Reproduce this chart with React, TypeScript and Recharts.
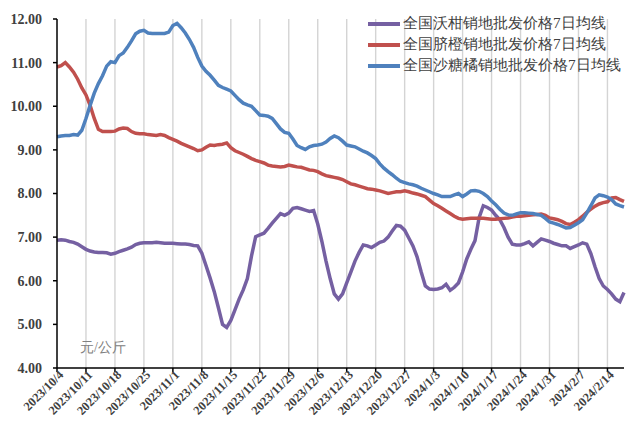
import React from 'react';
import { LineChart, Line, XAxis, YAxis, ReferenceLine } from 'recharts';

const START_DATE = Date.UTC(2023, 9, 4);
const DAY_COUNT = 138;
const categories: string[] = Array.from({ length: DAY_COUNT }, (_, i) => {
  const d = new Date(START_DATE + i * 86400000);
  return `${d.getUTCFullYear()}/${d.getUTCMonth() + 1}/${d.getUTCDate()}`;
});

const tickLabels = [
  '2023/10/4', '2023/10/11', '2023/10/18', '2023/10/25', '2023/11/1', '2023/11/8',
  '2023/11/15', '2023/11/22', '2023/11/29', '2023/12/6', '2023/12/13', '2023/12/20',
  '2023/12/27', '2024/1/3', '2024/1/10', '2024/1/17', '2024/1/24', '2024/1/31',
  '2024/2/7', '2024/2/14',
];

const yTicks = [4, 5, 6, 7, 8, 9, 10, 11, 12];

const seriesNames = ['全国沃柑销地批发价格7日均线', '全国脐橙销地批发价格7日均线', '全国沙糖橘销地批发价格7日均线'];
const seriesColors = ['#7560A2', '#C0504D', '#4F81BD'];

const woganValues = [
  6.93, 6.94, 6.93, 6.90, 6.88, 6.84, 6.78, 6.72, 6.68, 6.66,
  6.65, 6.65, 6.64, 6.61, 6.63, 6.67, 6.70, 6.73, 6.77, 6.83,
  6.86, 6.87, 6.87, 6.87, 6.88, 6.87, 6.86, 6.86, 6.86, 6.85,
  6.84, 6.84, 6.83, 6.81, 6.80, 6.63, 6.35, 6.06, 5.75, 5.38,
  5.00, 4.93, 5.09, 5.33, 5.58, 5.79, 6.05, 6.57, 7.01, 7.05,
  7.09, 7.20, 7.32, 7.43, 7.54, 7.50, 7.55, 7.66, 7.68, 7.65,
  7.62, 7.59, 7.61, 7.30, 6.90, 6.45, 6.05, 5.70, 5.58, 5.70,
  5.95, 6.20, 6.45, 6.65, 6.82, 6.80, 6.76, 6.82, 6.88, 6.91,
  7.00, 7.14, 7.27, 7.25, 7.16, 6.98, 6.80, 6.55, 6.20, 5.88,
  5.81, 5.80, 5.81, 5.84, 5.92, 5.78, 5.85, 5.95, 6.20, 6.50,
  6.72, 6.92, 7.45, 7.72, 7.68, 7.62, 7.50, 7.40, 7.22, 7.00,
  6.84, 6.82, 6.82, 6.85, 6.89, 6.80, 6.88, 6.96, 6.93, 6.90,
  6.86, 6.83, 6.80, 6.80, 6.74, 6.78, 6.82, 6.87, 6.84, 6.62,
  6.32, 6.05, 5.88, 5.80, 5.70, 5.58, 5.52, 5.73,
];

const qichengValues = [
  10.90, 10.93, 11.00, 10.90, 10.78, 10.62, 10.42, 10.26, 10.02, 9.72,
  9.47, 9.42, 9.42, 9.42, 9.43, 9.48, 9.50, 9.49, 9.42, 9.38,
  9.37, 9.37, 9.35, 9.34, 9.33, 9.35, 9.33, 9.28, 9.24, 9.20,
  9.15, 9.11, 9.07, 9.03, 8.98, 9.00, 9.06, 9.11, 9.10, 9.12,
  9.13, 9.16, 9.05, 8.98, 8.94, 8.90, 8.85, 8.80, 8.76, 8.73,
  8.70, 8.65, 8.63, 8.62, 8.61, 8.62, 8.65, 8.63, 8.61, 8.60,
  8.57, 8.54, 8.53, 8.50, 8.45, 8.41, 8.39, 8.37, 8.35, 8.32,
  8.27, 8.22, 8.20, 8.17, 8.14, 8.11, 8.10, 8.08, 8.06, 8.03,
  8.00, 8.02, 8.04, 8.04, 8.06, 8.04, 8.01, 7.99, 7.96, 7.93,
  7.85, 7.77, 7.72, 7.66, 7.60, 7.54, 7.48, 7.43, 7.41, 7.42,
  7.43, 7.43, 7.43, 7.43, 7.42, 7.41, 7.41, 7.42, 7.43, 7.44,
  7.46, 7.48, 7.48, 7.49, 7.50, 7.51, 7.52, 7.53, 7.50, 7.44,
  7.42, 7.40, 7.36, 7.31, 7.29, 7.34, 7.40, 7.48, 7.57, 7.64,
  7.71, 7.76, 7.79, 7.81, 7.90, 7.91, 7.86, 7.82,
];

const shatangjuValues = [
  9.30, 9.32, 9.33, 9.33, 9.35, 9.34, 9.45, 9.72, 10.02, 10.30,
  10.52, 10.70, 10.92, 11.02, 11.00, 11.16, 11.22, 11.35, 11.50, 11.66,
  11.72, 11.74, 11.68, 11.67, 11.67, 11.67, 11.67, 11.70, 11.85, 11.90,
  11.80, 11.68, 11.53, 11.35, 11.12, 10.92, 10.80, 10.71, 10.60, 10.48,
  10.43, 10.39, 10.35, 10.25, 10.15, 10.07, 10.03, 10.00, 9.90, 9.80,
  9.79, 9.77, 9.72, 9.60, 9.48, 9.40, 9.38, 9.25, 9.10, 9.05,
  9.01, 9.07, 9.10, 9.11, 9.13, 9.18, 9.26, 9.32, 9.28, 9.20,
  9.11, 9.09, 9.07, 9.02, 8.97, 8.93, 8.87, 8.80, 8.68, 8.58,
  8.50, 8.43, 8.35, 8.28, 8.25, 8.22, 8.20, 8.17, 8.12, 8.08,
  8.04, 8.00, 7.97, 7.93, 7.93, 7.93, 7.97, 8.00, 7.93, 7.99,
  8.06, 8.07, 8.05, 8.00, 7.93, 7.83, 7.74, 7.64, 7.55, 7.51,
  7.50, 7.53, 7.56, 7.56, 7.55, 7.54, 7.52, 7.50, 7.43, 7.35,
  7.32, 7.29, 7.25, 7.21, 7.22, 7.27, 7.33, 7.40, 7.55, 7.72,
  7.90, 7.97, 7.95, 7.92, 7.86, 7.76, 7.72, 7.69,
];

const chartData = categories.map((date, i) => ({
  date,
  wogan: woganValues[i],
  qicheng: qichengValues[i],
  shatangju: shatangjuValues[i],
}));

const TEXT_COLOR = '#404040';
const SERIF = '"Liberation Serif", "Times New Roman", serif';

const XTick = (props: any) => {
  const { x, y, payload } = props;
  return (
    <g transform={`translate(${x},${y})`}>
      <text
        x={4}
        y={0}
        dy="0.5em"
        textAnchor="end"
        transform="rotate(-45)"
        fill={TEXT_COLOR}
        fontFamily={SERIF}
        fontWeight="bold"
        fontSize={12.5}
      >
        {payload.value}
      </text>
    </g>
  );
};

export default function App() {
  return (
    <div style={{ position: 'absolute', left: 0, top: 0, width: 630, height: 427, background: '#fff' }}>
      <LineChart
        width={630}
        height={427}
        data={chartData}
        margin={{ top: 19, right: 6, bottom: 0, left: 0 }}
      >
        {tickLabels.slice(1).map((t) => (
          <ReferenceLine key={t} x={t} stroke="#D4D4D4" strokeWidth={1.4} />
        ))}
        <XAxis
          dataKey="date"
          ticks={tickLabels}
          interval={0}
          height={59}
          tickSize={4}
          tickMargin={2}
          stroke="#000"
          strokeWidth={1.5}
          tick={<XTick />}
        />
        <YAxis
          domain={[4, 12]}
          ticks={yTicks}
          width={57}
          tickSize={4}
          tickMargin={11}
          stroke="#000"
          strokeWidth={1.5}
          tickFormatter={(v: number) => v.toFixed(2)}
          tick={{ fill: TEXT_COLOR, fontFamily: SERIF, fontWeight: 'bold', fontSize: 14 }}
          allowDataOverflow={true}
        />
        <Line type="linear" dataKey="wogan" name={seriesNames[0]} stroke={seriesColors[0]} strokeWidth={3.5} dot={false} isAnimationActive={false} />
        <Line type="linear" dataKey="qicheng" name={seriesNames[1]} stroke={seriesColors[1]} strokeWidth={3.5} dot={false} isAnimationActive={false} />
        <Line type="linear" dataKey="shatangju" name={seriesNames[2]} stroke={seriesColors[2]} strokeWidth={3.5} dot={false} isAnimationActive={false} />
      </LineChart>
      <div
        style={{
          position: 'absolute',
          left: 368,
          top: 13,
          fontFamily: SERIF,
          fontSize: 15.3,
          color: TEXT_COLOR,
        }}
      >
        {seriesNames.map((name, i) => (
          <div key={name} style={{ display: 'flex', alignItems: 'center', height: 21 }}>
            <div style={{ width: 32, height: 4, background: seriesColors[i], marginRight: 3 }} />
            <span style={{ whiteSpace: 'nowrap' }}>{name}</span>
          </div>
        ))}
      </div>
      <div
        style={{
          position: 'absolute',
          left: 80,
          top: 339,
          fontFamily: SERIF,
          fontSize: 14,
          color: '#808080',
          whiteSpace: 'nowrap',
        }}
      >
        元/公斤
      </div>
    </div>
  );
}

__What is asked__
Copy nothing but the lines from the top of the material through the line holding "XAxis, YAxis, ReferenceLine", exactly as written; omit pictures.

__Result of this exercise__
Reproduce this chart with React, TypeScript and Recharts.
import React from 'react';
import { LineChart, Line, XAxis, YAxis, ReferenceLine } from 'recharts';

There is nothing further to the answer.